It was all hands-on-deck at Oribe’s two-day Journey to Mastery Educator Training, which was held stateside for the first time ever in NYC’s Canoe Studios. Oribe gathered some of its top educators (Global Ambassador James Pecis, Creative Director Ronnie Stam, Director of Training and Content Kien Hoang, International Training Lead Educator Nicci Welsh, and Educator Davide Marinelli) to lead the event, where they taught 30 international educator stylists their Journey to Mastery knowledge. The goal: These educators will then pass that knowledge onto salons and stylists in their respective countries, which will streamline Oribe’s Journey to Mastery education program worldwide. “It’s about quality, perfection and holding yourself to a certain level. We’re building a sense of pride,” says Pecis. The educators, who went through a stringent video interview process to be chosen, hailed from 11 different countries across the globe. Think: from Australia to Switzerland, Italy, Norway, Canada, UAE and the UK.
The curriculum was jam-packed with demos, some of which were followed by hand-on workshops with live models.

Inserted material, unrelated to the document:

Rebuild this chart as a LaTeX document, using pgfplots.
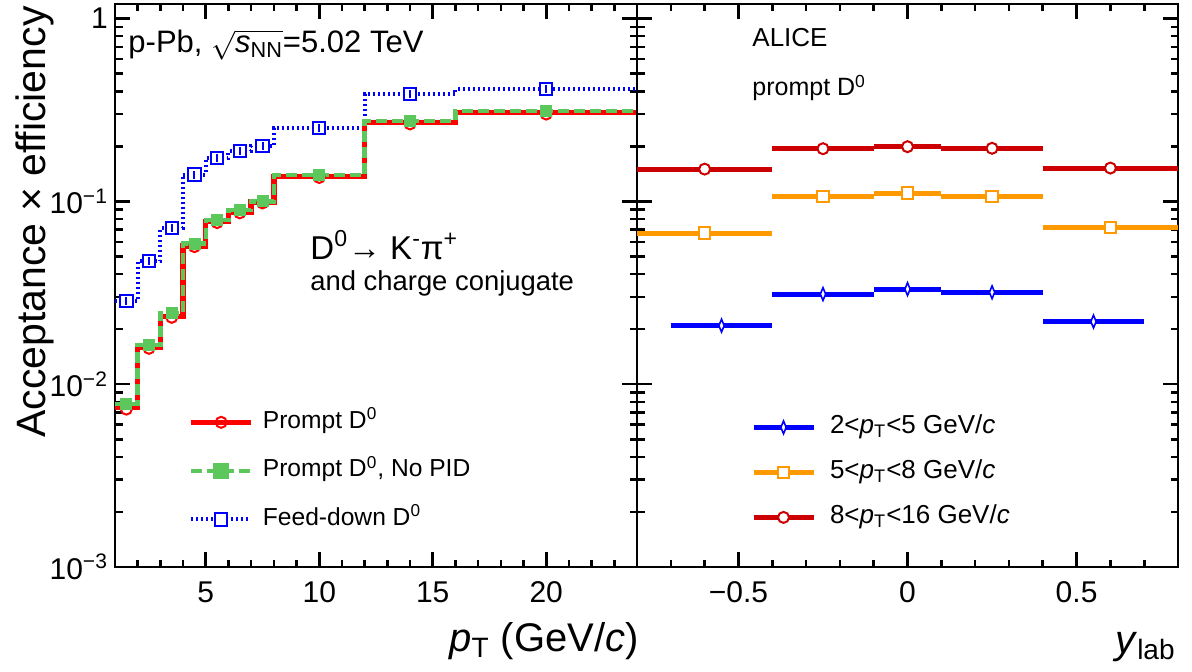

On Day 1, Pecis demonstrated how to craft five extreme looks in one hour: manipulating wigs to create fake layers and an asymmetrical design, romantic knots, a spin on a beehive, and a look he crafted for Comme des Garcons’ book at the Metropolitan Museum of Art. “I wanted to show what you would do on a normal day on set when you’re going from look to look and how to understand products so you don’t back yourself into a hole,” says Pecis, who also demoed a look that involved sewing hair into place.
Welsh chose to demo a fresh take on cornrow braids to showcase the simplicity of creating the look. “It took me a long time to figure out how to teach it,” she notes. “We’re not just teaching the educators, we’re also teaching them how to pass that information on [to stylists and those stylists to their customers].” Welsh stressed the importance of this trickle-down effect. “If we don’t start at this level trying to trickle it down, how is the consumer ever going to get that knowledge of which product to use where and when? You’re doing an injustice to your client if you don’t explain what you’re doing [with their hair]. They’ll have no chance of redoing it themselves.”
In one of the looks Hoang demoed, a rocker-esque Teddy Girl, the educators were shown a multitude of techniques: how to use a braid base to conceal length, how to cup locks to create a natural S-style wave, and how to create a square-shaped pompadour. Hoang noted that this event doesn’t solely focus on teaching the educators a slew of techniques. Also on the agenda: product application; good practice on how to be with clients; how to use hard tools, wet tools and hot tools; forming and shaping foundations; and understanding how to create more wearable looks. “What I hope to get the most out of today with teaching our international educators is that we keep everything as consistent as possible,” he says. “[I want] everybody to understand our brand and share it throughout the world in a precise teaching manner, which can be brought back to the salon with ready-to-wear looks that clients do actually understand [so they can] style their [own] hair with our products.”